South Africa's abuse of international refugee laws
The report cited "the denial of asylum in South Africa to victims of persecution, violence and conflict" as an issue requiring redress by the South African authorities.
The number of undocumented Zimbabwean migrants has become a heated domestic political issue, with the main opposition party, the Democratic Alliance (DA), calling for the establishment of refugee camps for Zimbabwe's "economic refugees", while government has "supported its denial of the need for camps by suggesting that almost none of these migrants are legitimate asylum seekers", the report said.
South Africa's Home Affairs Department has used statistical evidence in their defence, saying that only one Zimbabwean had claimed asylum at the Beitbridge border post between 1 January and 30 June 2007.
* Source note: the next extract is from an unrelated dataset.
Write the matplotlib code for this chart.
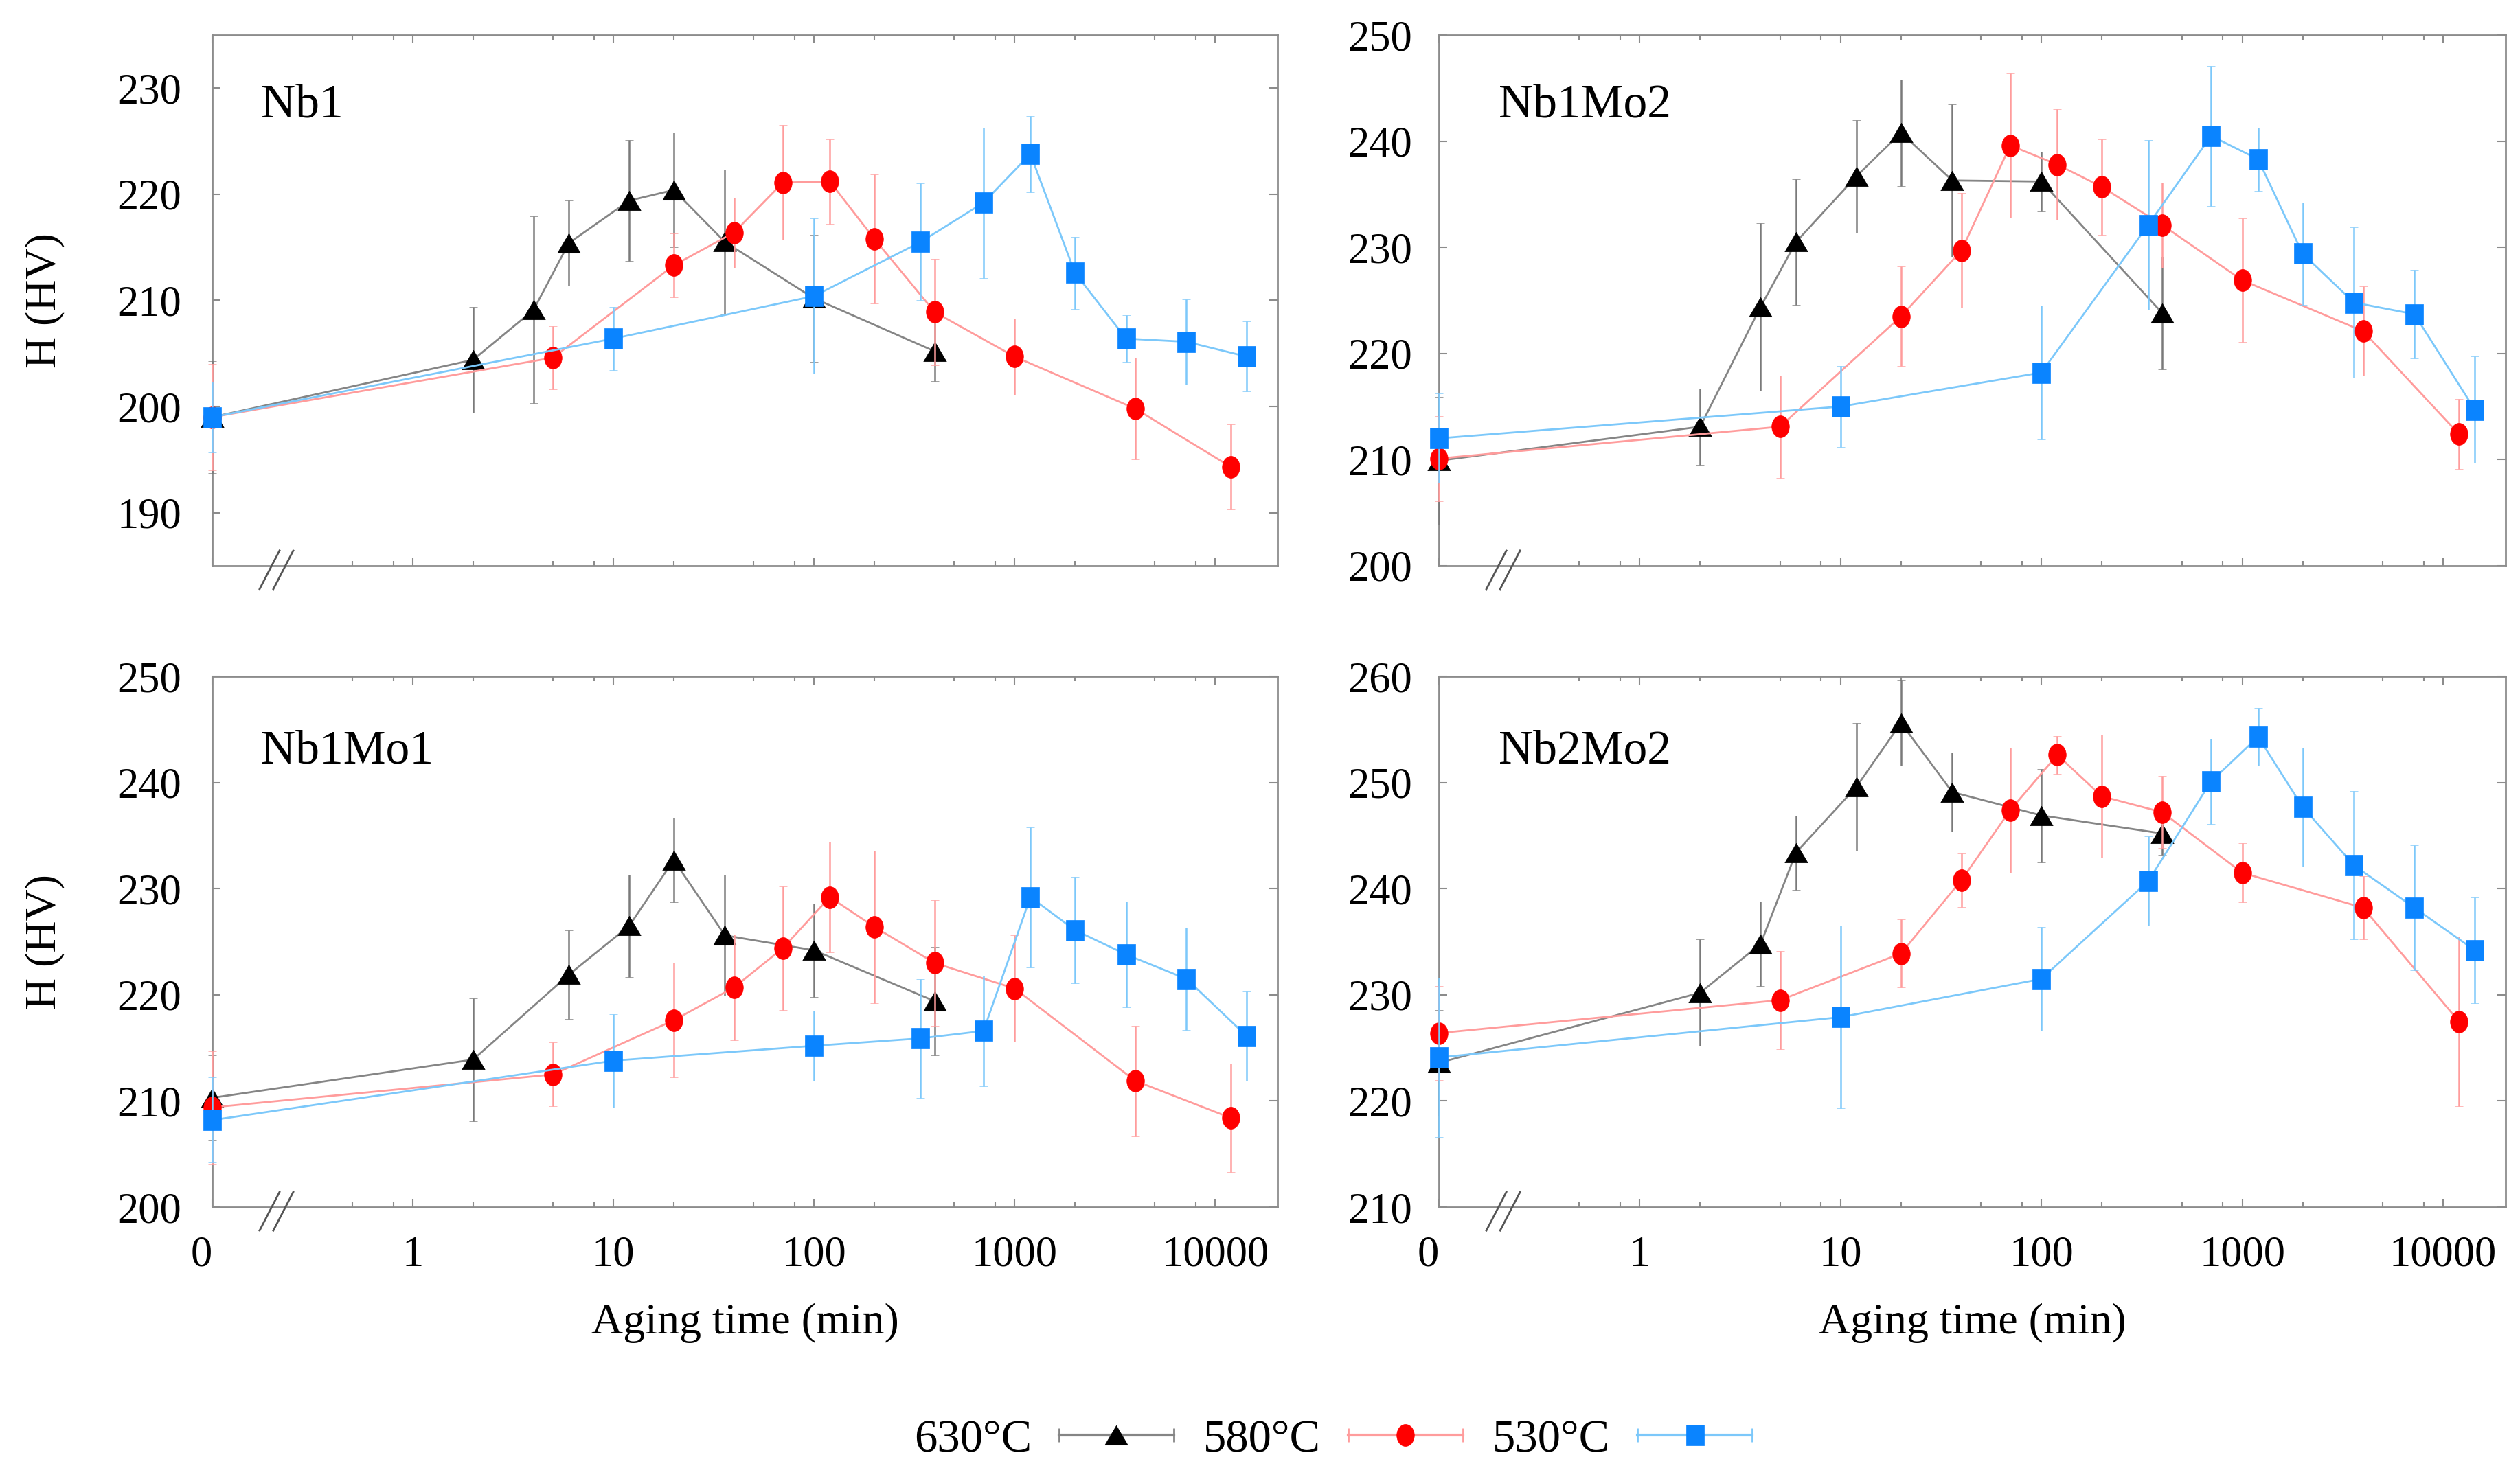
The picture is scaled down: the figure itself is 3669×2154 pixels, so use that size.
import numpy as np
import matplotlib
matplotlib.use("Agg")
import matplotlib.pyplot as plt
from matplotlib.lines import Line2D
from matplotlib.path import Path
from matplotlib.legend_handler import HandlerBase
from matplotlib.ticker import FixedLocator, NullFormatter

plt.rcParams['font.family'] = ['Liberation Serif', 'DejaVu Serif']

# ---------------- data ----------------
labels_temp = ['630°C', '580°C', '530°C']
panel_names = ['Nb1', 'Nb1Mo2', 'Nb1Mo1', 'Nb2Mo2']

t630 = [0, 2, 4, 6, 12, 20, 36, 100, 400]
t630_nb1mo1 = [0, 2, 6, 12, 20, 36, 100, 400]
t580 = [0, 5, 20, 40, 70, 120, 200, 400, 1000, 4000, 12000]
t530 = [0, 10, 100, 340, 700, 1200, 2000, 3600, 7200, 14400]

# Nb1
nb1_h630 = [199.0, 204.4, 209.1, 215.4, 219.4, 220.4, 215.5, 210.2, 205.2]
nb1_e630 = [5.3, 5.0, 8.8, 4.0, 5.7, 5.4, 6.8, 6.0, 2.8]
nb1_h580 = [199.0, 204.6, 213.3, 216.4, 221.1, 221.2, 215.8, 208.9, 204.7, 199.8, 194.3]
nb1_e580 = [5.0, 3.0, 3.0, 3.3, 5.4, 4.0, 6.1, 5.0, 3.6, 4.8, 4.0]
nb1_h530 = [199.0, 206.4, 210.4, 215.5, 219.2, 223.8, 212.6, 206.4, 206.1, 204.7]
nb1_e530 = [3.3, 3.0, 7.3, 5.5, 7.1, 3.6, 3.4, 2.2, 4.0, 3.3]

# Nb1Mo2
nb1mo2_h630 = [209.9, 213.1, 224.4, 230.5, 236.7, 240.8, 236.3, 236.2, 223.8]
nb1mo2_e630 = [6.0, 3.6, 7.9, 5.9, 5.3, 5.0, 7.2, 2.8, 5.3]
nb1mo2_h580 = [210.1, 213.1, 223.5, 229.7, 239.6, 237.8, 235.7, 232.1, 226.9, 222.1, 212.4]
nb1mo2_e580 = [4.0, 4.8, 4.7, 5.4, 6.8, 5.2, 4.5, 4.0, 5.8, 4.2, 3.3]
nb1mo2_h530 = [212.0, 215.0, 218.2, 232.1, 240.5, 238.3, 229.4, 224.8, 223.7, 214.7]
nb1mo2_e530 = [4.2, 3.8, 6.3, 8.0, 6.6, 3.0, 4.8, 7.1, 4.2, 5.0]

# Nb1Mo1
nb1mo1_h630 = [210.3, 213.9, 221.9, 226.5, 232.7, 225.6, 224.2, 219.4]
nb1mo1_e630 = [4.0, 5.8, 4.2, 4.8, 4.0, 5.7, 4.4, 5.1]
nb1mo1_h580 = [209.4, 212.5, 217.6, 220.7, 224.4, 229.2, 226.4, 223.0, 220.6, 211.9, 208.4]
nb1mo1_e580 = [5.3, 3.0, 5.4, 5.0, 5.8, 5.2, 7.2, 5.9, 5.0, 5.2, 5.1]
nb1mo1_h530 = [208.2, 213.8, 215.2, 215.9, 216.6, 229.2, 226.1, 223.8, 221.5, 216.1]
nb1mo1_e530 = [4.0, 4.4, 3.3, 5.6, 5.2, 6.6, 5.0, 5.0, 4.8, 4.2]

# Nb2Mo2
nb2mo2_h630 = [223.6, 230.2, 234.8, 243.4, 249.6, 255.6, 249.1, 246.9, 245.2]
nb2mo2_e630 = [5.0, 5.0, 4.0, 3.5, 6.0, 4.0, 3.7, 4.4, 2.0]
nb2mo2_h580 = [226.4, 229.5, 233.9, 240.8, 247.4, 252.6, 248.7, 247.2, 241.5, 238.2, 227.5]
nb2mo2_e580 = [4.4, 4.6, 3.2, 2.5, 5.9, 1.8, 5.8, 3.4, 2.8, 3.0, 8.0]
nb2mo2_h530 = [224.1, 227.9, 231.5, 240.7, 250.1, 254.3, 247.7, 242.2, 238.2, 234.2]
nb2mo2_e530 = [7.5, 8.6, 4.9, 4.2, 4.0, 2.7, 5.6, 7.0, 5.9, 5.0]

y_limits = [(185, 235), (200, 250), (200, 250), (210, 260)]
y_ticks = [[190, 200, 210, 220, 230],
           [200, 210, 220, 230, 240, 250],
           [200, 210, 220, 230, 240, 250],
           [210, 220, 230, 240, 250, 260]]
x_major = [0.1, 1, 10, 100, 1000, 10000]
x_major_labels = ['0', '1', '10', '100', '1000', '10000']
x_minor = [0.5, 0.8] + [m * 10 ** k for k in range(0, 4) for m in (2, 5, 8)]
ZERO_POS = 0.1   # where t = 0 is drawn on the broken log axis

panels = [
    [(t630, nb1_h630, nb1_e630), (t580, nb1_h580, nb1_e580), (t530, nb1_h530, nb1_e530)],
    [(t630, nb1mo2_h630, nb1mo2_e630), (t580, nb1mo2_h580, nb1mo2_e580), (t530, nb1mo2_h530, nb1mo2_e530)],
    [(t630_nb1mo1, nb1mo1_h630, nb1mo1_e630), (t580, nb1mo1_h580, nb1mo1_e580), (t530, nb1mo1_h530, nb1mo1_e530)],
    [(t630, nb2mo2_h630, nb2mo2_e630), (t580, nb2mo2_h580, nb2mo2_e580), (t530, nb2mo2_h530, nb2mo2_e530)],
]

# ---------------- styles ----------------
tri_path = Path([(0, 0.85), (-1, -0.85), (1, -0.85), (0, 0.85)],
                [Path.MOVETO, Path.LINETO, Path.LINETO, Path.CLOSEPOLY])
uc = Path.unit_circle()
ell_path = Path(uc.vertices * np.array([0.8, 1.0]), uc.codes)
sq_path = Path([(-0.9, -1), (0.9, -1), (0.9, 1), (-0.9, 1), (-0.9, -1)],
               [Path.MOVETO, Path.LINETO, Path.LINETO, Path.LINETO, Path.CLOSEPOLY])

styles = [
    dict(marker=tri_path, ms=24, mfc='#000000', line='#858585', err='#7a7a7a'),
    dict(marker=ell_path, ms=23, mfc='#ff0000', line='#ff9c9c', err='#ff9c9c'),
    dict(marker=sq_path, ms=21, mfc='#0a84ff', line='#7cc8fa', err='#7cc8fa'),
]

SPINE = '#8c8c8c'
TICK_FS = 45
LABEL_FS = 46

fig = plt.figure(figsize=(36.69, 21.54), dpi=100)
positions = [
    (0.0842, 0.6175, 0.4228, 0.3588),
    (0.5710, 0.6175, 0.4233, 0.3588),
    (0.0842, 0.1838, 0.4228, 0.3589),
    (0.5710, 0.1838, 0.4233, 0.3589),
]
text_x = [0.046, 0.056, 0.046, 0.056]
text_y = [0.867, 0.867, 0.858, 0.858]

legend_handles = []
for i, ax_pos in enumerate(positions):
    ax = fig.add_axes(ax_pos)
    for j, (t, h, e) in enumerate(panels[i]):
        st = styles[j]
        x = [ZERO_POS if v == 0 else v for v in t]
        cont = ax.errorbar(x, h, yerr=e, color=st['line'], lw=2.0,
                           ecolor=st['err'], elinewidth=1.8, capsize=4.5, capthick=1.8,
                           marker=st['marker'], ms=st['ms'], mfc=st['mfc'], mec=st['mfc'],
                           mew=0.5, zorder=3 + j, clip_on=False)
        if i == 0:
            legend_handles.append(cont[0])
    ax.set_xscale('log')
    ax.set_xlim(ZERO_POS, 20500)
    ax.set_ylim(*y_limits[i])
    ax.set_yticks(y_ticks[i])
    ax.xaxis.set_major_locator(FixedLocator(x_major))
    ax.xaxis.set_minor_locator(FixedLocator(x_minor))
    ax.xaxis.set_minor_formatter(NullFormatter())
    ax.yaxis.set_minor_locator(FixedLocator([]))
    ypad = 32 if i % 2 == 0 else 28
    ax.tick_params(axis='both', which='both', direction='in', top=True, right=True,
                   color=SPINE, labelsize=TICK_FS)
    ax.tick_params(axis='x', which='major', pad=30)
    ax.tick_params(axis='y', which='major', pad=ypad)
    ax.tick_params(which='major', length=8.6, width=1.5)
    ax.tick_params(which='minor', length=5, width=1.5)
    if i >= 2:
        ax.set_xticklabels(x_major_labels)
        ax.get_xticklabels()[0].set_ha('right')
        ax.set_xlabel('Aging time (min)', fontsize=LABEL_FS)
        ax.xaxis.label.set_va('center')
        ax.xaxis.set_label_coords(0.5, -0.219)
    else:
        ax.set_xticklabels([])
    if i % 2 == 0:
        ax.set_ylabel('H (HV)', fontsize=LABEL_FS)
        ax.yaxis.label.set_va('center')
        ax.yaxis.set_label_coords(-0.157, 0.5)
    for sp in ax.spines.values():
        sp.set_color(SPINE)
        sp.set_linewidth(2.0)
    ax.text(text_x[i], text_y[i], panel_names[i], transform=ax.transAxes,
            fontsize=50, ha='left', va='center')
    # axis-break marks "//"
    for dx in (0.0, 0.0129):
        ax.plot([0.0445 + dx, 0.0632 + dx], [-0.044, 0.0285], transform=ax.transAxes,
                color='#555555', lw=2.0, clip_on=False, zorder=10)


class CapLineHandler(HandlerBase):
    def create_artists(self, legend, orig_handle, xdescent, ydescent, width, height,
                       fontsize, trans):
        y = height / 2.0 - ydescent
        x0, x1 = -xdescent, width - xdescent
        col = orig_handle.get_color()
        base = Line2D([x0, x1], [y, y], color=col, lw=3.0)
        caps = Line2D([x0, x1], [y, y], ls='none', marker='|', ms=14, mew=2.0, color=col)
        mk = Line2D([(x0 + x1) / 2.0], [y], ls='none', marker=orig_handle.get_marker(),
                    ms=orig_handle.get_markersize(), mfc=orig_handle.get_markerfacecolor(),
                    mec=orig_handle.get_markerfacecolor(), mew=0.5)
        for a in (base, caps, mk):
            a.set_transform(trans)
        return [base, caps, mk]


fig.legend(legend_handles, labels_temp, loc='center', bbox_to_anchor=(0.529, 0.0265),
           ncol=3, markerfirst=False, frameon=False, fontsize=48,
           handlelength=2.5, handletextpad=0.6, columnspacing=0.65, borderpad=0,
           handler_map={Line2D: CapLineHandler()})

fig.savefig('out.png', dpi=100)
However, in 2006, according to Home Affairs, 18,973 applications for asylum were lodged by Zimbabweans - 35.4 percent of the 53,363 asylum applications made in the calendar year. There are no statistics available for asylum applications in 2004 and 2005.
"Our research suggests that the numbers of Zimbabweans formally applying for asylum may be significantly distorted by local officials' poor understanding of, and/or an unwillingness to administer the country's refugee laws. Some offcials we spoke to believed all Zimbabweans were economic migrants, or not 'real' refugees," the report commented.
Observations at the Beitbridge office by the Musina Legal Advice Office, one of the report's authors, found South African border officials denying Zimbabweans the same opportunity as other nationals to claim asylum.
"If these observations are correct, the South African government is responsible for contravening the most fundamental principle of international refugee law: non refoulment," the report said.
Non refoulment is the principle that no person should be expelled from, or refused entry, to a country, if such an act would expose them to specified forms of threat or persecution.
According to the report, "By supporting the notion that all Zimbabweans are economic refugees, or illegal immigrants, Home Affairs officials in Pretoria tacitly condone the illegal activities of their junior officials."